The last one while building news literacy, it is difficult to balance between awareness raising and critical or skeptical mind-set toward misinformation with the danger of spreading mistrust or cynicism towards news, per se.

>> HOST: Any comments about this?

>> MARIJE ARENTZE: We say we need to teach people to think critically, but the danger is that you leave them cynical only having broken things down. They only learn how to deconstruct everything. You need them to learn to think constructively to give them tools to build up something new again in order to be able to deal with the new world of -- this new media online information environment that we need to all adjust to. So not just critical thinking but also constructive thinking is vital.

>> HOST: Okay. Well, I think we have done everything we had to do. We still have two minutes for -- there was this lady first. You wanted to have the floor first?

>> ATTENDEE: Yeah, I really enjoyed your game. I think it is kind of active involvement for [?] create, you know, not -- there is so much reflectively talking about what is happening and bad things. But actually, you know this interesting idea we can exchange the idea and the information for the building the society. I think there is so much negative effect. If you are talking about negativeness, you know, this way. And then you just don't good. You need that kind of level [?] and what this example should be everywhere. And everybody can pick up from Twitter, rather than analyze -- of course, it is important. So I'm saying, we need to analyze it enough negative things. We have to more talk about positive when we can.

>> HOST: Thank you. Jacko, you had a comment?
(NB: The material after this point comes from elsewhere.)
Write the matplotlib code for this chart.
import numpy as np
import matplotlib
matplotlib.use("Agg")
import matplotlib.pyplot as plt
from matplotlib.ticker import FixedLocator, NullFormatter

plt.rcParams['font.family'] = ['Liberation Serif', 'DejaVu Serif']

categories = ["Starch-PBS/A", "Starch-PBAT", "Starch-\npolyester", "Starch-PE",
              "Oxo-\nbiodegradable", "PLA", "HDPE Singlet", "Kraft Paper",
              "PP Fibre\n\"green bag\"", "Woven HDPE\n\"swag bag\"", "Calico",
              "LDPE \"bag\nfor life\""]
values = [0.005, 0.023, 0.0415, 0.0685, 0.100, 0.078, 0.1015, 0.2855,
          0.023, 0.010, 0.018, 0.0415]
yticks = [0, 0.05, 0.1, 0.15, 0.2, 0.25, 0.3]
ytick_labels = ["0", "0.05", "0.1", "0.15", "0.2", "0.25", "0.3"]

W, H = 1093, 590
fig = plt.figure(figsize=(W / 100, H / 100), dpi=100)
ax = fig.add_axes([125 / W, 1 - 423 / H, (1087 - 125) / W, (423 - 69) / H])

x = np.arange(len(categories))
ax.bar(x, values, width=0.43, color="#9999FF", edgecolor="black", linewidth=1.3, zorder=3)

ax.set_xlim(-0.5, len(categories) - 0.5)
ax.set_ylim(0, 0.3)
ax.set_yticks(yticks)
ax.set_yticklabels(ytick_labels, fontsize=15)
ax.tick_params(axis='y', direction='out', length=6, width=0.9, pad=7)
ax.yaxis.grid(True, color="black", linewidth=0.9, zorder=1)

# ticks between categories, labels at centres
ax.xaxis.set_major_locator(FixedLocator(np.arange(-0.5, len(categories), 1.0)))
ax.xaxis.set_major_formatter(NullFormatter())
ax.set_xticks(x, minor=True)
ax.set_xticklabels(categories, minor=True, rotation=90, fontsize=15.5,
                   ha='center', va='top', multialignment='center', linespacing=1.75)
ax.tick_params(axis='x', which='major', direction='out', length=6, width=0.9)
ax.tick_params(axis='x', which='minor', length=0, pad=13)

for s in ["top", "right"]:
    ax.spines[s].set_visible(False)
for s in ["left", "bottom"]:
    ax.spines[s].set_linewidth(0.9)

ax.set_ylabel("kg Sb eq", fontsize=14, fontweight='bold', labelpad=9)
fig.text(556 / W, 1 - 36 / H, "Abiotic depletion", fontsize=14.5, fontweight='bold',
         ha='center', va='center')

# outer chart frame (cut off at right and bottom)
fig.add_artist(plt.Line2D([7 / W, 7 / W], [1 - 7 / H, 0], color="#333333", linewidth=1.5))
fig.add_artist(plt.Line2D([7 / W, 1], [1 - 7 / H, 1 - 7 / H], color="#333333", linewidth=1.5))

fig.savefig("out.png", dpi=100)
>> ATTENDEE: It is about the synthesis. I think in my opinion, it lacks, one part of the discourse, is the fact that it is important to link the educational efforts that can be done to the fact that the news outlets need to change the way to react and do the kind of exercise that we're doing with the media, social media news wire, that is checking, debunking as fast as possible the fake information circulated on the net.
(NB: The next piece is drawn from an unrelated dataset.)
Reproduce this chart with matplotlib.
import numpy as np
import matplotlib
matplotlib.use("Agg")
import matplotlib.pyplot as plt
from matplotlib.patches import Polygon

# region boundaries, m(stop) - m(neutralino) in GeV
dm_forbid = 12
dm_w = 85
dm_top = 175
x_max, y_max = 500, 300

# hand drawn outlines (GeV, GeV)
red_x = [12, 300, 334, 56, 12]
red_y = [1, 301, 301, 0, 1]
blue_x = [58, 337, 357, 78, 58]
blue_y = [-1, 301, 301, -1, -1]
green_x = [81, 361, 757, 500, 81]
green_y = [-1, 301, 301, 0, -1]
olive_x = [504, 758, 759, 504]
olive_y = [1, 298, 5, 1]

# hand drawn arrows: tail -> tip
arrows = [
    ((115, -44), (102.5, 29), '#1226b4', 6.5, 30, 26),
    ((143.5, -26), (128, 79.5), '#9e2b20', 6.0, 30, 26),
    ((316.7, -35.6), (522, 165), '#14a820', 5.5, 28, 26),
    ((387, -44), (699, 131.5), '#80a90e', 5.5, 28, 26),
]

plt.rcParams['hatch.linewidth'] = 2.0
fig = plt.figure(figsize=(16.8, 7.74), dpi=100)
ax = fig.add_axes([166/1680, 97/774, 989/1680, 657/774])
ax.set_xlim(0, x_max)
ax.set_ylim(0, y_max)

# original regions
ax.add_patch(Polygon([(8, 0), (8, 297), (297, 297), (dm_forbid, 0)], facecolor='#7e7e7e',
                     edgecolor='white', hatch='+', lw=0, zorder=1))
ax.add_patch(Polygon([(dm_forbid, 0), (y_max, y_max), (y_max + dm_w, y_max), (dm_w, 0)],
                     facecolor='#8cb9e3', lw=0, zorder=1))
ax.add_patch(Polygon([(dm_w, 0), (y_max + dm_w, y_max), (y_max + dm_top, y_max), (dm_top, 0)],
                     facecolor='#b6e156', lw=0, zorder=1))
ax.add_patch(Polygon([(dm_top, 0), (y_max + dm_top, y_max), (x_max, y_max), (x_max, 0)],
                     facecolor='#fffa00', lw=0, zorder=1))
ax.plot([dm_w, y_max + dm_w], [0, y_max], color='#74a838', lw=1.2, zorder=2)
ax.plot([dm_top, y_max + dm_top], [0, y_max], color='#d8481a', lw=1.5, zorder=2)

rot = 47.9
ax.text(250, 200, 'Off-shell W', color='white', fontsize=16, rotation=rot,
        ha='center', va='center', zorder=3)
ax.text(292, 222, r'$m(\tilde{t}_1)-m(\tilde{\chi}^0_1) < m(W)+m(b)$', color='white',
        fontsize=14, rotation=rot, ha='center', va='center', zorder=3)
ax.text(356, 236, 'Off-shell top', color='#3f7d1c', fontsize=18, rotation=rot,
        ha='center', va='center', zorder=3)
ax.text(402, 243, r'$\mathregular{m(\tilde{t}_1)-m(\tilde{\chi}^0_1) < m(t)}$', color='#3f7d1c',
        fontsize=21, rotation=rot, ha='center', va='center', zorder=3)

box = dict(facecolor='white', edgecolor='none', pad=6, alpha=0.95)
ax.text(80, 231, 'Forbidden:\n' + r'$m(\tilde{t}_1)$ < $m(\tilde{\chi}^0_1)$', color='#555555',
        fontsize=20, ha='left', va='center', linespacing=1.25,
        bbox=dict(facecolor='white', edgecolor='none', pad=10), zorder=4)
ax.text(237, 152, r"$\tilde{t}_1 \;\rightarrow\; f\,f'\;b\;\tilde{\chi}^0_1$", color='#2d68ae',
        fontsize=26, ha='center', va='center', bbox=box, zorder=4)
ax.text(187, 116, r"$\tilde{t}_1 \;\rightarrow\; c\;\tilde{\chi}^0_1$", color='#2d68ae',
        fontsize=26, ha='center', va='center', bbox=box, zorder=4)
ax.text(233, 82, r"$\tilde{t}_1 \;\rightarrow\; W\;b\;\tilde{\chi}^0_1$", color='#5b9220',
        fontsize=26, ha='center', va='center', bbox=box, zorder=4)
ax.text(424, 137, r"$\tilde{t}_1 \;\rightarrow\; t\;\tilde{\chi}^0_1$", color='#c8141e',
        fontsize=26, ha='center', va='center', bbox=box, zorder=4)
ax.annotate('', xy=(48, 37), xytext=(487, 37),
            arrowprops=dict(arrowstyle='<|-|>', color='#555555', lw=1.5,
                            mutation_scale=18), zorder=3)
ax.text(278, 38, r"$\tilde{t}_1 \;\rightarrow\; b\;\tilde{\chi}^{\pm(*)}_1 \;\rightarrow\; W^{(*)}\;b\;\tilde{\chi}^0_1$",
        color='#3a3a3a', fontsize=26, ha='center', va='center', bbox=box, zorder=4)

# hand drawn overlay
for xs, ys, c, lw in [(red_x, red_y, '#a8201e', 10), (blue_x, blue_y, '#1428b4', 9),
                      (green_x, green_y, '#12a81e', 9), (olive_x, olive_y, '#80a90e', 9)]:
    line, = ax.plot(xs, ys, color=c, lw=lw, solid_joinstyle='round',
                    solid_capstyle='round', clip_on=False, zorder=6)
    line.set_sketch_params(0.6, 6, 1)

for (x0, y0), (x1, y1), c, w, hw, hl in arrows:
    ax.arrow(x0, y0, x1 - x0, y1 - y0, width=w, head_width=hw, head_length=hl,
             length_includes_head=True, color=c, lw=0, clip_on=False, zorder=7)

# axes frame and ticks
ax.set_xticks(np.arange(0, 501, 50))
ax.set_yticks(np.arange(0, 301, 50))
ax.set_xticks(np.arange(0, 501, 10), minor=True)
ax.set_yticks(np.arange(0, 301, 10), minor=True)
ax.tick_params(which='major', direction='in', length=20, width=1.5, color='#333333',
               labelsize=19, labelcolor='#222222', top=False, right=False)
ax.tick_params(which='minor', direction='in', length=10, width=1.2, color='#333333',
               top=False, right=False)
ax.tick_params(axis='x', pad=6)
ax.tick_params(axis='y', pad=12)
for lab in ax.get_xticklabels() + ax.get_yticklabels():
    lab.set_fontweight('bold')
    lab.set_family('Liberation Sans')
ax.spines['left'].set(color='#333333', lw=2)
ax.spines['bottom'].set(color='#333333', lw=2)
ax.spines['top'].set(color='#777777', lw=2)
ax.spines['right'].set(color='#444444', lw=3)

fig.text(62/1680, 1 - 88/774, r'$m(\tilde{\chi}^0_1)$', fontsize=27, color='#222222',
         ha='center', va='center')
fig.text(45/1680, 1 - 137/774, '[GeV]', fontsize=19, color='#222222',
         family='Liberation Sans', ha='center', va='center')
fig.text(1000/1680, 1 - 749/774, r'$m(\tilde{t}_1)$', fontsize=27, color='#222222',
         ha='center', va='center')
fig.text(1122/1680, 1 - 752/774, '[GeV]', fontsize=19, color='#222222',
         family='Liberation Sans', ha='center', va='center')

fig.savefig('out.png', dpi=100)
Because the credibility and reliability of the traditional media, the future -- in the future will be measured on that. We have to come back to the point that was our father's point, where we say, this is true because it was said by the television. Now we have to say this is true because it has been said by reliable media. This is the arrival point of your work, our work, everybody. We have to tend to this point.

>> MAARTJE SPOELSTRA: Can I? What is important, what the game illustrates, if you separate between disinformation and fake news. Fake news, it depends on the context. If you use information that is actually true, someone wrote a Twitter message about a power plant in his garden, but you make it -- you Twitter it by a thousand Twitter bots you change the context, which makes it less true. You use it for an article where you only polarize the situation, where you don't give the nuanced image of the situation that is true. It is considered fake news. Actually it is information that is true, but because of the context, because it was polarized, focuses too much on emotion, even news that is in fact true can become considered as fake news because the context was changed, which has led the people don't have an objective world view.
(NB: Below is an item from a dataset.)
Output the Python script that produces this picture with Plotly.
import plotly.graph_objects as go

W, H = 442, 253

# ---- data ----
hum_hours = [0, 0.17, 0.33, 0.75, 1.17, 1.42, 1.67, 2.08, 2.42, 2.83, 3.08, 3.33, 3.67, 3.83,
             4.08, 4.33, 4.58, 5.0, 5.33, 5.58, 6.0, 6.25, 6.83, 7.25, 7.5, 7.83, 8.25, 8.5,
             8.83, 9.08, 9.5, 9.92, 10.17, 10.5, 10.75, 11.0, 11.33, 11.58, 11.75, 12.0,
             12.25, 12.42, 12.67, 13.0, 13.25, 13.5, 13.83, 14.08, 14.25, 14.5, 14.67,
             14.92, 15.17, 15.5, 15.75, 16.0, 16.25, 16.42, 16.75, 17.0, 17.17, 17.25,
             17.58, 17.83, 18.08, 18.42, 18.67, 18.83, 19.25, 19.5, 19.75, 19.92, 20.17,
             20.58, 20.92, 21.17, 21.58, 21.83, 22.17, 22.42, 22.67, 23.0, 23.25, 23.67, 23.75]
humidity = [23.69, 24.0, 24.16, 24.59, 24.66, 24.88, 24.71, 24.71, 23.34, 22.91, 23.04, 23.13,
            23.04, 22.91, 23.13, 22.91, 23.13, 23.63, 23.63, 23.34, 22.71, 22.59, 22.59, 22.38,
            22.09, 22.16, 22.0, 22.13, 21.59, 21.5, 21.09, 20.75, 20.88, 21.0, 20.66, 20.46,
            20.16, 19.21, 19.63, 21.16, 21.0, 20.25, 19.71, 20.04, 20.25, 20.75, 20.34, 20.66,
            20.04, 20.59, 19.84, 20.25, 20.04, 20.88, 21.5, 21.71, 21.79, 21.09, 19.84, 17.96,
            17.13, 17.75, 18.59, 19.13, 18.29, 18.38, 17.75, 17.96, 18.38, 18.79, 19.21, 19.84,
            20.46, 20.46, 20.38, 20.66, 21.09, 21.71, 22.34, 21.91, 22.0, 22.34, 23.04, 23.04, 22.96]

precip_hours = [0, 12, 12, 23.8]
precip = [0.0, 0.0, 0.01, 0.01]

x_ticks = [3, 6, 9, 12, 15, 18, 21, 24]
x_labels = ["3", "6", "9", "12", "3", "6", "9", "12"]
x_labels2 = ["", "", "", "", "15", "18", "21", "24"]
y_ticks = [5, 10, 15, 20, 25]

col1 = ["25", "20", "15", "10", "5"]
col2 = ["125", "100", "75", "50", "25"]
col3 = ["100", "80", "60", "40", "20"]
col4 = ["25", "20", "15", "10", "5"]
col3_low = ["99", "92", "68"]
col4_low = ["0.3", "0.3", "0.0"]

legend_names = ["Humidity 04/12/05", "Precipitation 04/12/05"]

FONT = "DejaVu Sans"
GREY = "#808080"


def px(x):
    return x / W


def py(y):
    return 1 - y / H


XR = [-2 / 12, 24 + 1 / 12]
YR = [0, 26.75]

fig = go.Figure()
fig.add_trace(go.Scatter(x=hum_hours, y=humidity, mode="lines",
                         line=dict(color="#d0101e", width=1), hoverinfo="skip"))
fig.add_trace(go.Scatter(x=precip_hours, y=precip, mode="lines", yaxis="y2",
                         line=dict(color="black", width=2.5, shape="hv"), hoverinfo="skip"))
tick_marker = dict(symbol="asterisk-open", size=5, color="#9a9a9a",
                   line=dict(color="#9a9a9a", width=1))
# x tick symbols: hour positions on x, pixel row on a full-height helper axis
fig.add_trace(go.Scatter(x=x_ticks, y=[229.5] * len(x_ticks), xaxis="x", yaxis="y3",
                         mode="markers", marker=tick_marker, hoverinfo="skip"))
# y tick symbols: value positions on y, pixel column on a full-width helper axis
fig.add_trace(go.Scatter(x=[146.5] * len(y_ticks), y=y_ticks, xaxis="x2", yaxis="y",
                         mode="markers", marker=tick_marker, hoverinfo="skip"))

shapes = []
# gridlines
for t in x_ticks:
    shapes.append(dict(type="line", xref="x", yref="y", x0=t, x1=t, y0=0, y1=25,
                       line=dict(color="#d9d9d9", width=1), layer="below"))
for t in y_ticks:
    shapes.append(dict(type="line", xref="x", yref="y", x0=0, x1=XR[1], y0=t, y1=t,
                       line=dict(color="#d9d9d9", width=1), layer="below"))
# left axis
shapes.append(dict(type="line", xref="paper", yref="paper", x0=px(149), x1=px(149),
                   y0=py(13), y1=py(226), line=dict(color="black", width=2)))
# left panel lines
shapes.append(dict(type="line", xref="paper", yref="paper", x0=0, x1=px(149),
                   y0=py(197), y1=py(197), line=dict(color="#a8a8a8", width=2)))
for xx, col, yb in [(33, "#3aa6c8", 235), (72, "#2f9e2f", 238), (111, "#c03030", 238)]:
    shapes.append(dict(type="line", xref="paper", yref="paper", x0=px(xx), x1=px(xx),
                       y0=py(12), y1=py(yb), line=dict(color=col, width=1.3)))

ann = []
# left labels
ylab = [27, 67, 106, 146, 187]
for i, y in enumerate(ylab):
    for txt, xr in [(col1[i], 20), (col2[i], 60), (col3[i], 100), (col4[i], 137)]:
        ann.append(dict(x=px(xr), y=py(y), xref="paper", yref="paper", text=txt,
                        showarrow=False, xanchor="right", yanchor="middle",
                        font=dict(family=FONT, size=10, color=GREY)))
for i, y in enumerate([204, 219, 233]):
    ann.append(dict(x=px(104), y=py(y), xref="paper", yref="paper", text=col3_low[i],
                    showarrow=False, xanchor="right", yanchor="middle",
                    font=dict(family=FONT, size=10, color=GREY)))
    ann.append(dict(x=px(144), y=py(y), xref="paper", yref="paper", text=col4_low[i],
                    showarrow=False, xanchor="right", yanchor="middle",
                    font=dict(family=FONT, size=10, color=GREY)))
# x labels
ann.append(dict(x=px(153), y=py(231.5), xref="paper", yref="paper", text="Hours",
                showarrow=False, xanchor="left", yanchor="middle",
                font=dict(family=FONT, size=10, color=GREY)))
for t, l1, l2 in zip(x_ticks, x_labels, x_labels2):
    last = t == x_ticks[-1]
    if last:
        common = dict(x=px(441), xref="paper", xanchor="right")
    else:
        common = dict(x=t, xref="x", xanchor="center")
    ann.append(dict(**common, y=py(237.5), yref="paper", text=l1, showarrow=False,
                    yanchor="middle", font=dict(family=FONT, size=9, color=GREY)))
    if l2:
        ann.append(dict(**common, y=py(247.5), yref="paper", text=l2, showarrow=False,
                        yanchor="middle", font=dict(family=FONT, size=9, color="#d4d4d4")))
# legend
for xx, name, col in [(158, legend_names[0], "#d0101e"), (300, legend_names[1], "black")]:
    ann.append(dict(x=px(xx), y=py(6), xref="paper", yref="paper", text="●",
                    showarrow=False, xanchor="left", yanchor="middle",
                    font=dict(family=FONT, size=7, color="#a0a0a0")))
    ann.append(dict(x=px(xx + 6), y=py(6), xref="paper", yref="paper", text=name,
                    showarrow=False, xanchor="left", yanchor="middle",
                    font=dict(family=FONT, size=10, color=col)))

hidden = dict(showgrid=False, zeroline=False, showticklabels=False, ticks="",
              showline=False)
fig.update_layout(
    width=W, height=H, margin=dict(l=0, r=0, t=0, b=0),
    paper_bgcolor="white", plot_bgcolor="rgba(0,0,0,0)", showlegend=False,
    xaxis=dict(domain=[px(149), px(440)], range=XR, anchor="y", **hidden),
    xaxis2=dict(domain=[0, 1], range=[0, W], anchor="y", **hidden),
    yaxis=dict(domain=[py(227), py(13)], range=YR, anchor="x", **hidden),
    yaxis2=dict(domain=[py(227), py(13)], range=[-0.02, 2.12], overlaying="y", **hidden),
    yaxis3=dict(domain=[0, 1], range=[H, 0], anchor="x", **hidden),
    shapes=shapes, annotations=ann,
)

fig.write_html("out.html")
So news that is actually just meant to give a certain world view instead of a nuanced view, that is disinformation. I think that is much better than fake news. Because, yeah, relevant information can make fake news.

>> HOST: Okay. Well, we are right on time, exactly 3:30. We can close this workshop. Thank you very much for everybody who played with us and hopefully we instigated some thoughts around this very relevant topic, and have a great conclusion for your EuroDIG experience 2019. Thank you, everybody. Bye.